• _TASK STATEMENT_
From the listing below, tally the lines that include "full". Return only the total.

____

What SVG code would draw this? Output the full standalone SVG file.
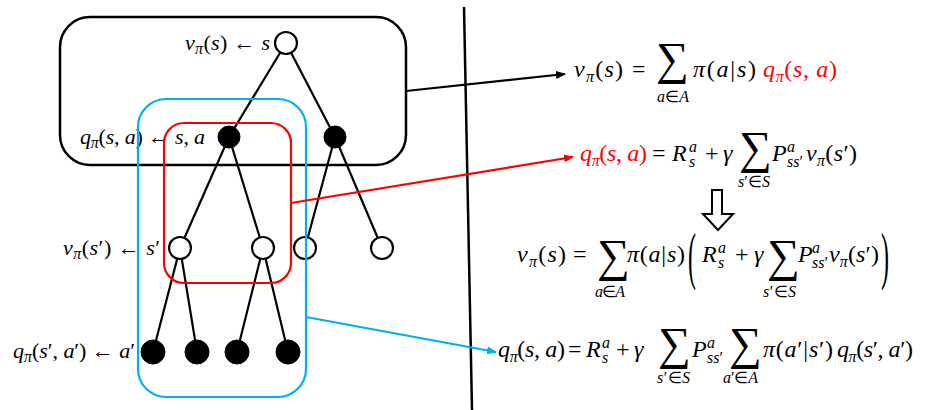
<svg xmlns="http://www.w3.org/2000/svg" width="936" height="410" viewBox="0 0 936 410">
<style>
.m{font-family:"Liberation Serif",serif;font-size:24px;font-style:italic;fill:#000}
.lb{font-family:"Liberation Serif",serif;font-size:22px;font-style:italic;fill:#000}
.n{font-style:normal}
.s{font-size:16px}
.sm{font-family:"Liberation Serif",serif;font-size:16px;font-style:italic;fill:#000}
.sum{font-family:"Liberation Serif",serif;font-size:46px;fill:#000}
.red{fill:#ff0000}
.edge{stroke:#000;stroke-width:2.2;fill:none}
.open{fill:#fff;stroke:#000;stroke-width:2.2}
.full{fill:#000;stroke:#000;stroke-width:1}
</style>
<defs>
<marker id="ak" markerWidth="10" markerHeight="8" refX="9" refY="4" orient="auto" markerUnits="userSpaceOnUse"><path d="M0,0 L10,4 L0,8 z" fill="#000"/></marker>
<marker id="ar" markerWidth="10" markerHeight="8" refX="9" refY="4" orient="auto" markerUnits="userSpaceOnUse"><path d="M0,0 L10,4 L0,8 z" fill="#ff0000"/></marker>
<marker id="ab" markerWidth="10" markerHeight="8" refX="9" refY="4" orient="auto" markerUnits="userSpaceOnUse"><path d="M0,0 L10,4 L0,8 z" fill="#00b0f0"/></marker>
</defs>
<rect width="936" height="410" fill="#fff"/>

<g id="box-v">
<rect x="60" y="17" width="346" height="148" rx="30" ry="30" fill="none" stroke="#000" stroke-width="2.5"/>
</g>

<g id="tree-edges" class="edge">
<line x1="286" y1="43" x2="229" y2="137"/>
<line x1="286" y1="43" x2="335" y2="137"/>
<line x1="229" y1="137" x2="180" y2="248"/>
<line x1="229" y1="137" x2="263" y2="248"/>
<line x1="335" y1="137" x2="305" y2="248"/>
<line x1="335" y1="137" x2="382" y2="248"/>
<line x1="180" y1="248" x2="153" y2="352"/>
<line x1="180" y1="248" x2="197" y2="352"/>
<line x1="263" y1="248" x2="237" y2="352"/>
<line x1="263" y1="248" x2="288" y2="352"/>
</g>

<g id="node-root"><circle class="open" cx="286" cy="43" r="11"/></g>
<g id="node-a1"><circle class="full" cx="229" cy="137" r="11"/></g>
<g id="node-a2"><circle class="full" cx="335" cy="137" r="11"/></g>
<g id="node-s1"><circle class="open" cx="180" cy="248" r="11"/></g>
<g id="node-s2"><circle class="open" cx="263" cy="248" r="11"/></g>
<g id="node-s3"><circle class="open" cx="305" cy="248" r="11"/></g>
<g id="node-s4"><circle class="open" cx="382" cy="248" r="11"/></g>
<g id="node-b1"><circle class="full" cx="153" cy="352" r="12"/></g>
<g id="node-b2"><circle class="full" cx="197" cy="352" r="12"/></g>
<g id="node-b3"><circle class="full" cx="237" cy="352" r="12"/></g>
<g id="node-b4"><circle class="full" cx="288" cy="352" r="12"/></g>

<g id="tree-labels">
<text class="lb" x="185" y="50" textLength="85" lengthAdjust="spacing">v<tspan class="s" dy="4">π</tspan><tspan class="n" dy="-4">(</tspan>s<tspan class="n">) ← </tspan>s</text>
<text class="lb" x="80" y="144" textLength="125" lengthAdjust="spacing">q<tspan class="s" dy="4">π</tspan><tspan class="n" dy="-4">(</tspan>s<tspan class="n">, </tspan>a<tspan class="n">) ← </tspan>s<tspan class="n">, </tspan>a</text>
<text class="lb" x="63" y="255" textLength="97" lengthAdjust="spacing">v<tspan class="s" dy="4">π</tspan><tspan class="n" dy="-4">(</tspan>s<tspan class="n">′) ← </tspan>s<tspan class="n">′</tspan></text>
<text class="lb" x="13" y="358" textLength="122" lengthAdjust="spacing">q<tspan class="s" dy="4">π</tspan><tspan class="n" dy="-4">(</tspan>s<tspan class="n">′, </tspan>a<tspan class="n">′) ← </tspan>a<tspan class="n">′</tspan></text>
</g>

<g id="box-q" fill="none">
<rect x="138" y="99" width="168" height="298" rx="28" ry="28" stroke="#00b0f0" stroke-width="2.2"/>
</g>
<g id="box-vq" fill="none">
<rect x="164" y="123" width="127" height="160" rx="20" ry="20" stroke="#ff0000" stroke-width="2.2"/>
</g>

<g id="divider">
<line x1="464" y1="7" x2="472" y2="410" stroke="#000" stroke-width="2.5"/>
</g>

<g id="connectors" fill="none">
<line x1="406" y1="91" x2="565" y2="74" stroke="#000" stroke-width="2.2" marker-end="url(#ak)"/>
<line x1="291" y1="203" x2="573" y2="157" stroke="#ff0000" stroke-width="2.2" marker-end="url(#ar)"/>
<line x1="306" y1="317" x2="496" y2="352" stroke="#00b0f0" stroke-width="2.2" marker-end="url(#ab)"/>
<polygon points="712,190 722,190 722,214 733,214 718,230 703,214 712,214" fill="#fff" stroke="#000" stroke-width="2"/>
</g>

<g id="eq1">
<text class="m" x="574" y="77" textLength="49" lengthAdjust="spacing">v<tspan class="s" dy="5">π</tspan><tspan class="n" dy="-5">(</tspan>s<tspan class="n">)</tspan></text>
<text class="m n" x="632" y="77">=</text>
<text class="sum" x="656" y="74">∑</text>
<text class="sm" x="657" y="102" textLength="32" lengthAdjust="spacing">a<tspan class="n">∈</tspan>A</text>
<text class="m" x="693" y="77" textLength="63" lengthAdjust="spacing">π<tspan class="n">(</tspan>a<tspan class="n">|</tspan>s<tspan class="n">)</tspan></text>
<text class="m red" x="763" y="77" textLength="74" lengthAdjust="spacing">q<tspan class="s" dy="5">π</tspan><tspan class="n" dy="-5">(</tspan>s<tspan class="n">, </tspan>a<tspan class="n">)</tspan></text>
</g>

<g id="eq2">
<text class="m red" x="580" y="161" textLength="67" lengthAdjust="spacing">q<tspan class="s" dy="5">π</tspan><tspan class="n" dy="-5">(</tspan>s<tspan class="n">, </tspan>a<tspan class="n">)</tspan></text>
<text class="m n" x="652" y="161">=</text>
<text class="m" x="672" y="161">R</text>
<text class="sm" x="689" y="152">a</text>
<text class="sm" x="689" y="167">s</text>
<text class="m n" x="705" y="161">+</text>
<text class="m" x="723" y="161">γ</text>
<text class="sum" x="739" y="163">∑</text>
<text class="sm" x="738" y="187" textLength="32" lengthAdjust="spacing">s<tspan class="n">′∈</tspan>S</text>
<text class="m" x="772" y="161">P</text>
<text class="sm" x="787" y="152">a</text>
<text class="sm" x="787" y="167">ss<tspan class="n">′</tspan></text>
<text class="m" x="806" y="161" textLength="51" lengthAdjust="spacing">v<tspan class="s" dy="5">π</tspan><tspan class="n" dy="-5">(</tspan>s<tspan class="n">′)</tspan></text>
</g>

<g id="eq3">
<text class="m" x="517" y="262" textLength="49" lengthAdjust="spacing">v<tspan class="s" dy="5">π</tspan><tspan class="n" dy="-5">(</tspan>s<tspan class="n">)</tspan></text>
<text class="m n" x="573" y="262">=</text>
<text class="sum" x="597" y="271">∑</text>
<text class="sm" x="595" y="297" textLength="30" lengthAdjust="spacing">a<tspan class="n">∈</tspan>A</text>
<text class="m" x="627" y="262" textLength="58" lengthAdjust="spacing">π<tspan class="n">(</tspan>a<tspan class="n">|</tspan>s<tspan class="n">)</tspan></text>
<text class="m n" transform="translate(688,277) scale(1,2.6)">(</text>
<text class="m" x="702" y="262">R</text>
<text class="sm" x="718" y="253">a</text>
<text class="sm" x="718" y="268">s</text>
<text class="m n" x="735" y="262">+</text>
<text class="m" x="754" y="262">γ</text>
<text class="sum" x="767" y="271">∑</text>
<text class="sm" x="763" y="297" textLength="33" lengthAdjust="spacing">s<tspan class="n">′∈</tspan>S</text>
<text class="m" x="798" y="262">P</text>
<text class="sm" x="812" y="253">a</text>
<text class="sm" x="812" y="268">ss<tspan class="n">′</tspan></text>
<text class="m" x="829" y="262" textLength="50" lengthAdjust="spacing">v<tspan class="s" dy="5">π</tspan><tspan class="n" dy="-5">(</tspan>s<tspan class="n">′)</tspan></text>
<text class="m n" transform="translate(881,277) scale(1,2.6)">)</text>
</g>

<g id="eq4">
<text class="m" x="498" y="357" textLength="67" lengthAdjust="spacing">q<tspan class="s" dy="5">π</tspan><tspan class="n" dy="-5">(</tspan>s<tspan class="n">, </tspan>a<tspan class="n">)</tspan></text>
<text class="m n" x="568" y="357">=</text>
<text class="m" x="586" y="357">R</text>
<text class="sm" x="602" y="348">a</text>
<text class="sm" x="602" y="363">s</text>
<text class="m n" x="616" y="357">+</text>
<text class="m" x="634" y="357">γ</text>
<text class="sum" x="658" y="359">∑</text>
<text class="sm" x="657" y="383" textLength="33" lengthAdjust="spacing">s<tspan class="n">′∈</tspan>S</text>
<text class="m" x="692" y="357">P</text>
<text class="sm" x="707" y="348">a</text>
<text class="sm" x="707" y="363">ss<tspan class="n">′</tspan></text>
<text class="sum" x="729" y="359">∑</text>
<text class="sm" x="723" y="383" textLength="35" lengthAdjust="spacing">a<tspan class="n">′∈</tspan>A</text>
<text class="m" x="763" y="357" textLength="70" lengthAdjust="spacing">π<tspan class="n">(</tspan>a<tspan class="n">′|</tspan>s<tspan class="n">′)</tspan></text>
<text class="m" x="837" y="357" textLength="76" lengthAdjust="spacing">q<tspan class="s" dy="5">π</tspan><tspan class="n" dy="-5">(</tspan>s<tspan class="n">′, </tspan>a<tspan class="n">′)</tspan></text>
</g>
</svg>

____

• _REPLY TO THE TASK_
8